Исследователь советской литературы сталинского времени К. Кларк писала, что парадигмы соцреализма, воплощенные в романе, не знают аналогов «во всех остальных видах искусства, таких, как живопись, архитектура, кино, балет, опера…»[405]. С нашей точки зрения, напротив, процессы были весьма схожими, и художественно-метафизическую близость, даже параллелизм мировоззренческих перемен, возможно проследить в разительных трансформациях метода и стиля как у писателей, так и у художников тех десятилетий.

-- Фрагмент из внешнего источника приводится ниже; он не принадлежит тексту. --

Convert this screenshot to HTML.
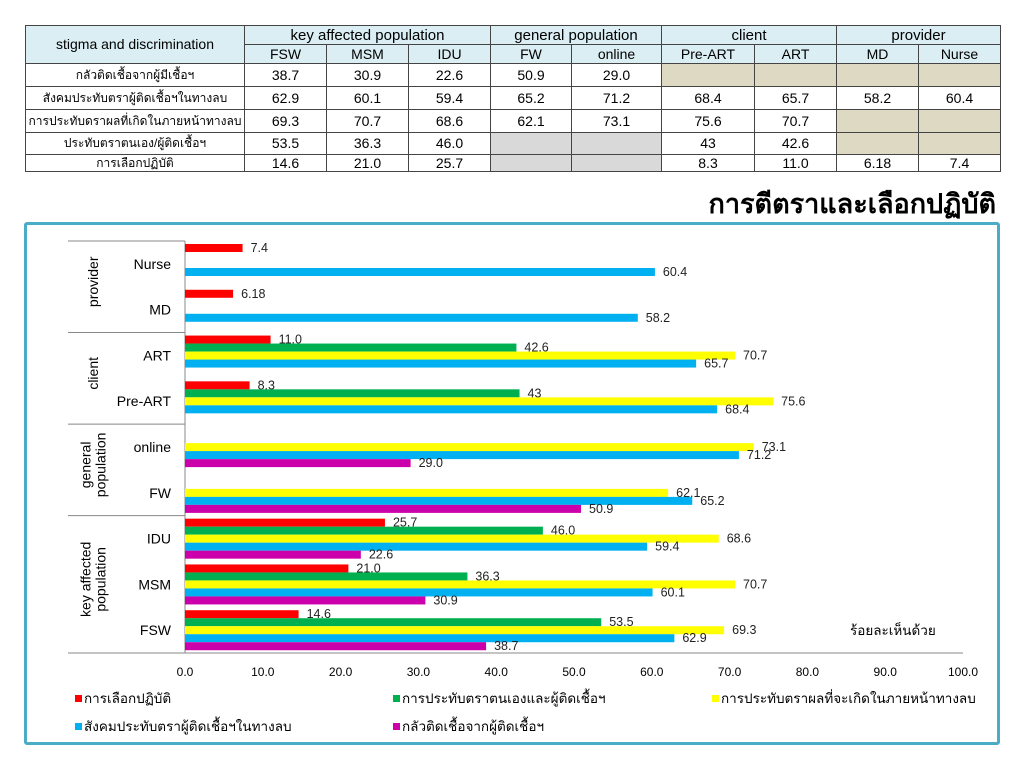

{381} К концу 1910-х — началу 1920-х годов ценность отдельной человеческой единицы стирается. Это результат катаклизмов войн и революций, заставивших сначала остро ощутить слабость, хрупкость человека, его бессилие перед мировыми катастрофами, а затем и смириться с этим как с неизбежностью. В прозе О. Мандельштам констатирует «конец романа», распространяется малая форма, осколочность сюжета. Исчезает герой, способный вынести на своих плечах большую форму. «Сейчас фраза является элементом прозы в том смысле, в каком строка является элементом стиха. Прозу стали писать строчками. Строчки могут порознь оцениваться. Это дело рук XX века. Раньше элементом, единицей прозаической речи оказывался какой-то больший и, главное, качественно иной комплекс»[406], — пишет «формалистка» Л. Гинзбург в 1927 году. В это же время выходят в свет дневниковые заметки М. Горького, розановское «Уединенное», роман В. Шкловского «Zoo, или Письма не о любви». Дробление, измельчение героя в драме коррелирует с распадом формы в поэзии[407], «осколочностью» новейшей прозы десятилетия.

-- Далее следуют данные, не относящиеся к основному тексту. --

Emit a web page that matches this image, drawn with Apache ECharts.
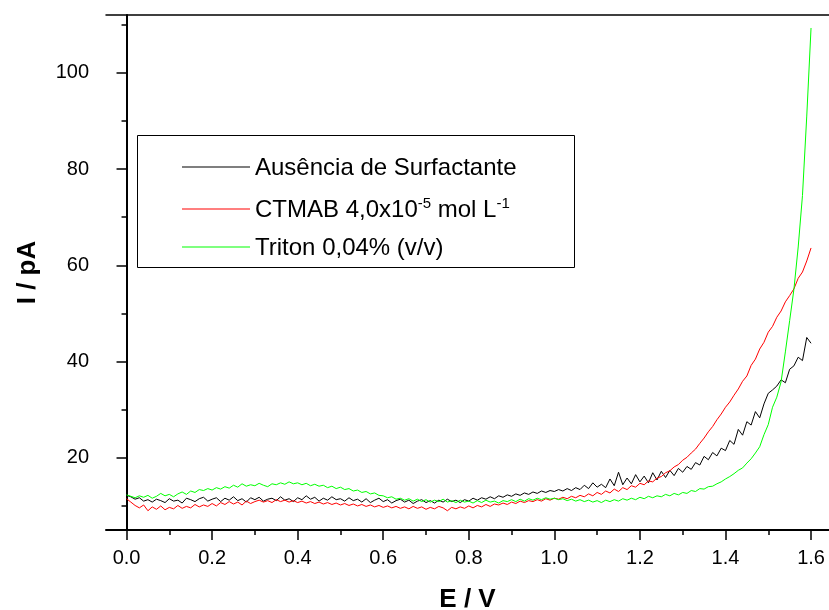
<!DOCTYPE html>
<html>
<head>
<meta charset="utf-8">
<script src="https://cdn.jsdelivr.net/npm/echarts@6/dist/echarts.min.js"></script>
<style>
html,body{margin:0;padding:0;background:#fff;}
#chart{width:829px;height:610px;}
</style>
</head>
<body>
<div id="chart"></div>
<script>
// ---- data ----
const E = [];
for (let i = 0; i <= 160; i++) E.push(+(i / 100).toFixed(2));

const ausencia = [
12.2,11.9,11.4,11.7,11.0,11.3,10.8,11.4,11.1,10.7,
11.5,11.0,11.2,10.6,11.6,11.3,10.9,11.5,11.8,11.0,
11.4,11.7,10.9,11.6,11.2,11.9,11.1,11.5,10.8,11.7,
11.3,11.8,11.0,11.4,11.6,11.1,11.9,11.2,11.5,10.9,
11.7,11.3,12.1,11.4,11.8,11.0,11.6,11.2,11.9,11.3,
11.5,11.0,11.7,11.1,11.4,10.8,11.5,10.7,11.2,11.6,
10.9,11.3,10.6,11.1,11.4,10.8,11.2,10.5,11.0,11.3,
10.7,11.1,10.6,11.2,10.8,11.4,10.9,11.2,10.7,11.3,
11.0,11.6,11.2,11.7,11.4,11.9,11.5,12.1,11.8,12.3,
12.0,12.5,12.2,12.7,12.4,12.9,12.6,13.1,12.8,13.2,
13.0,13.4,13.1,13.6,13.2,13.8,13.4,14.3,13.6,14.8,
13.9,14.5,13.8,15.6,14.2,17.0,14.4,15.8,14.6,16.5,
15.0,16.2,14.8,16.9,15.4,17.2,15.9,17.4,16.3,17.8,
17.0,18.2,17.6,19.0,18.5,20.3,19.6,21.1,20.4,22.0,
21.5,23.6,22.8,25.9,24.7,27.5,26.8,29.6,28.3,31.2,
33.4,34.1,34.9,36.2,35.6,38.4,39.1,40.9,40.2,45.0,
43.8
];

const ctmab = [
11.5,10.8,10.1,9.6,10.2,9.0,9.8,9.3,10.0,9.2,
9.7,9.4,10.1,9.5,9.9,9.6,10.3,9.8,10.2,9.9,
10.5,10.0,10.7,10.3,10.9,10.4,10.8,10.2,11.0,10.5,
10.9,11.2,10.8,11.1,10.7,11.3,10.9,11.2,10.8,11.1,
10.7,11.0,10.6,10.9,10.5,10.8,10.4,10.7,10.3,10.6,
10.2,10.5,10.1,10.4,10.0,10.3,9.9,10.2,9.8,10.1,
9.7,10.0,9.6,9.9,9.5,9.8,9.4,9.9,9.5,9.8,
9.3,9.7,9.4,9.9,9.6,9.0,9.7,9.4,9.8,9.5,
10.0,9.6,10.1,9.8,10.3,9.9,10.4,10.2,10.6,10.3,
10.8,10.5,11.0,10.7,11.1,10.9,11.3,11.0,11.5,11.2,
11.6,11.4,11.8,11.5,12.0,11.7,12.2,11.9,12.5,12.1,
12.8,12.4,13.1,12.7,13.5,13.0,13.8,13.4,14.2,13.9,
14.7,14.4,15.2,15.0,15.8,16.1,16.9,17.3,18.1,18.6,
19.5,20.1,21.0,21.8,23.0,24.1,25.4,26.5,27.9,29.1,
30.5,31.6,33.0,34.3,35.9,37.0,39.2,40.5,42.6,44.0,
46.1,47.3,49.2,50.5,52.4,53.7,55.1,57.3,58.6,60.9,
63.6
];

const triton = [
12.3,12.0,11.7,12.1,11.8,12.2,11.6,12.0,12.6,12.1,
12.4,11.9,12.5,12.9,12.4,13.1,12.8,13.4,13.2,13.6,
13.3,13.8,13.5,14.0,13.7,14.3,13.9,14.6,14.1,14.4,
14.2,14.7,14.3,14.0,14.6,14.4,14.8,14.5,15.0,14.6,
14.8,14.4,14.7,14.2,14.5,14.1,14.3,13.8,14.1,13.6,
13.9,13.4,13.6,13.1,13.3,12.8,13.0,12.5,12.7,12.2,
12.1,11.7,11.9,11.4,11.6,11.2,11.5,11.0,11.4,10.9,
11.3,10.8,11.2,10.9,11.4,10.8,11.1,10.7,11.2,10.8,
11.0,10.6,11.1,10.7,11.2,10.8,11.0,10.6,11.1,10.9,
11.3,10.9,11.4,11.0,11.5,11.2,11.6,11.3,11.7,11.4,
11.6,11.3,11.5,11.1,11.4,11.0,11.3,10.9,11.2,10.8,
11.1,10.7,11.2,10.9,11.3,11.0,11.5,11.2,11.6,11.3,
11.8,11.5,12.0,11.7,12.1,11.9,12.4,12.1,12.6,12.3,
12.8,12.6,13.2,13.0,13.6,13.5,14.0,14.1,14.6,15.0,
15.6,16.1,16.7,17.4,17.9,18.9,19.8,21.0,22.3,24.8,
26.9,30.5,32.6,35.8,42.0,48.5,55.0,63.8,74.5,91.0,
109.3
];

const xMajorTicks = [0.0, 0.2, 0.4, 0.6, 0.8, 1.0, 1.2, 1.4, 1.6];
const xMinorTicks = [0.1, 0.3, 0.5, 0.7, 0.9, 1.1, 1.3, 1.5];
const yMajorTicks = [20, 40, 60, 80, 100];
const yMinorTicks = [10, 30, 50, 70, 90, 110];

const seriesNames = ['Ausência de Surfactante', 'CTMAB', 'Triton 0,04% (v/v)'];
const seriesValues = [ausencia, ctmab, triton];
const seriesColors = ['#000000', '#ff0000', '#00ff00'];

// ---- chart ----
const FONT = '"Liberation Sans", Arial, sans-serif';
const X_MIN = -0.048, X_MAX = 1.642, Y_MIN = 5, Y_MAX = 112;

const chart = echarts.init(document.getElementById('chart'), null, {renderer: 'canvas'});

const legendTexts = [
  '{a|Ausência de Surfactante}',
  '{a|CTMAB 4,0x10}{s|-5}{a| mol L}{s|-1}',
  '{a|Triton 0,04% (v/v)}'
];
const legendTops = [156, 196, 236];

const rich = {
  a: {fontSize: 24, fontFamily: FONT, color: '#000', verticalAlign: 'bottom', lineHeight: 26},
  s: {fontSize: 15, fontFamily: FONT, color: '#000', verticalAlign: 'top', lineHeight: 26, padding: [0, 0, 12, 0]}
};

// thin horizontal bar centred in a 68x14 box (zero-area corners keep the box size)
const lineIcon = 'path://M0,0 L68,0 L68,0 Z M0,6.5 L68,6.5 L68,7.5 L0,7.5 Z M0,14 L68,14 L68,14 Z';

const option = {
  animation: false,
  backgroundColor: '#ffffff',
  grid: {left: 106, top: 15, right: 0, bottom: 80, containLabel: false, outerBoundsMode: 'none'},
  legend: seriesNames.map((n, i) => ({
    data: [{name: n, icon: lineIcon}],
    left: 182,
    top: legendTops[i],
    itemWidth: 68,
    itemHeight: 14,
    padding: 0,
    selectedMode: false,
    formatter: () => legendTexts[i],
    textStyle: {rich: rich, fontSize: 24, fontFamily: FONT, color: '#000'}
  })),
  graphic: [{
    type: 'rect',
    shape: {x: 137.5, y: 135.5, width: 437, height: 132},
    style: {fill: null, stroke: '#000', lineWidth: 1},
    z: 1
  }],
  xAxis: [
    {
      type: 'value', min: X_MIN, max: X_MAX, position: 'bottom',
      name: 'E / V', nameLocation: 'middle', nameGap: 57,
      nameTextStyle: {fontSize: 26, fontWeight: 'bold', fontFamily: FONT, color: '#000'},
      axisLine: {show: true, lineStyle: {color: '#000', width: 2}},
      axisTick: {show: true, inside: false, length: 10, customValues: xMajorTicks, lineStyle: {color: '#000', width: 1.5}},
      axisLabel: {show: true, customValues: xMajorTicks, margin: 18, fontSize: 20, fontFamily: FONT, color: '#000',
        formatter: v => v.toFixed(1)},
      splitLine: {show: false}
    },
    {
      type: 'value', min: X_MIN, max: X_MAX, position: 'bottom',
      axisLine: {show: false},
      axisTick: {show: true, inside: false, length: 5, customValues: xMinorTicks, lineStyle: {color: '#000', width: 1.5}},
      axisLabel: {show: false},
      splitLine: {show: false}
    },
    {
      type: 'value', min: X_MIN, max: X_MAX, position: 'top',
      axisLine: {show: true, lineStyle: {color: '#000', width: 1.5}},
      axisTick: {show: false}, axisLabel: {show: false}, splitLine: {show: false}
    }
  ],
  yAxis: [
    {
      type: 'value', min: Y_MIN, max: Y_MAX, position: 'left',
      name: 'I / pA', nameLocation: 'middle', nameGap: 65, nameRotate: 90,
      nameTextStyle: {fontSize: 26, fontWeight: 'bold', fontFamily: FONT, color: '#000'},
      axisLine: {show: true, lineStyle: {color: '#000', width: 2}},
      axisTick: {show: true, inside: false, length: 10, customValues: yMajorTicks, lineStyle: {color: '#000', width: 1.5}},
      axisLabel: {show: true, customValues: yMajorTicks, margin: 17, fontSize: 20, fontFamily: FONT, color: '#000'},
      splitLine: {show: false}
    },
    {
      type: 'value', min: Y_MIN, max: Y_MAX, position: 'left',
      axisLine: {show: false},
      axisTick: {show: true, inside: false, length: 5, customValues: yMinorTicks, lineStyle: {color: '#000', width: 1.5}},
      axisLabel: {show: false},
      splitLine: {show: false}
    }
  ],
  series: seriesNames.map((n, i) => ({
    name: n,
    type: 'line',
    xAxisIndex: 0,
    yAxisIndex: 0,
    symbol: 'none',
    showSymbol: false,
    smooth: false,
    lineStyle: {color: seriesColors[i], width: 1},
    itemStyle: {color: seriesColors[i]},
    data: E.map((x, k) => [x, seriesValues[i][k]]),
    z: 3
  }))
};

chart.setOption(option);
</script>
</body>
</html>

Выразительно сопоставление драматургических перемен с процессами, идущими в живописи (где кризис мировоззрения проявился раньше, еще в 1910-х годах). Кубистические (супрематические) эксперименты разъятия, разложения вещного, плотского на отдельные обессмыслившиеся элементы, лишенные значения формы, мучительность существования в «действительности, которая бредит», заявили о себе уже в напряженном и отчаянном «Черном квадрате» К. Малевича, ставшем ярчайшей метафорой хаоса смыслов. Новый и резкий перелом в искусстве российских художников наступает к середине 1920-х годов: с полотен исчезают лица людей, воцаряется неопределенность, марево, магма. Индивидуальность задавлена, на изображениях — человеческая масса, варево в котловане. Следующий этап наступает на рубеже от 1920-х к 1930-м, когда из неопределенности, смазанности вновь возникают лица. Теперь они отталкивающи: неподвижны, глухи, {382} неколебимы, кроме того, определяют картину не лица — субстанция, материал. С полотен того периода уходят и насыщенные, яркие краски, уступая место пастельно-прозрачным, бестелесным, размытым тонам, обессилевшим, утратившим живописную энергию. Депрессивная пепельная гамма многих живописных полотен рифмуется с тоскливым «серым цветом» времени, мучающим героев пьес.
Кризис индивидуализма в искусстве развивался одновременно с процессами насильственной коллективизации во всех сферах общественной жизни новой России[408].
Драматургия в России проходит тот же путь, что и живопись и литература[409]. Основу истинно советского сюжета создает уничтожение индивидуальности героя. Богатство личности сводится к немногим обязательным характеристикам: деловитости, коллективизму и вере, не нуждающейся в доказательствах. При этом деловитость сведена к узкой прагматике, объединение {383} в коллектив происходит на дефектной основе отказа индивида от собственной воли и свободы выбора, вера отменяет сомнения. Пьесы запечатлевают инфантилизацию, несамостоятельность человека, не имеющего собственных целей, в пределе готового к самоустранению, этический императив которого находится вне его самого. Это свидетельствует о зависимости героя, его неуверенности в собственных представлениях о мире, готовности подчиниться внешней авторитетной инстанции.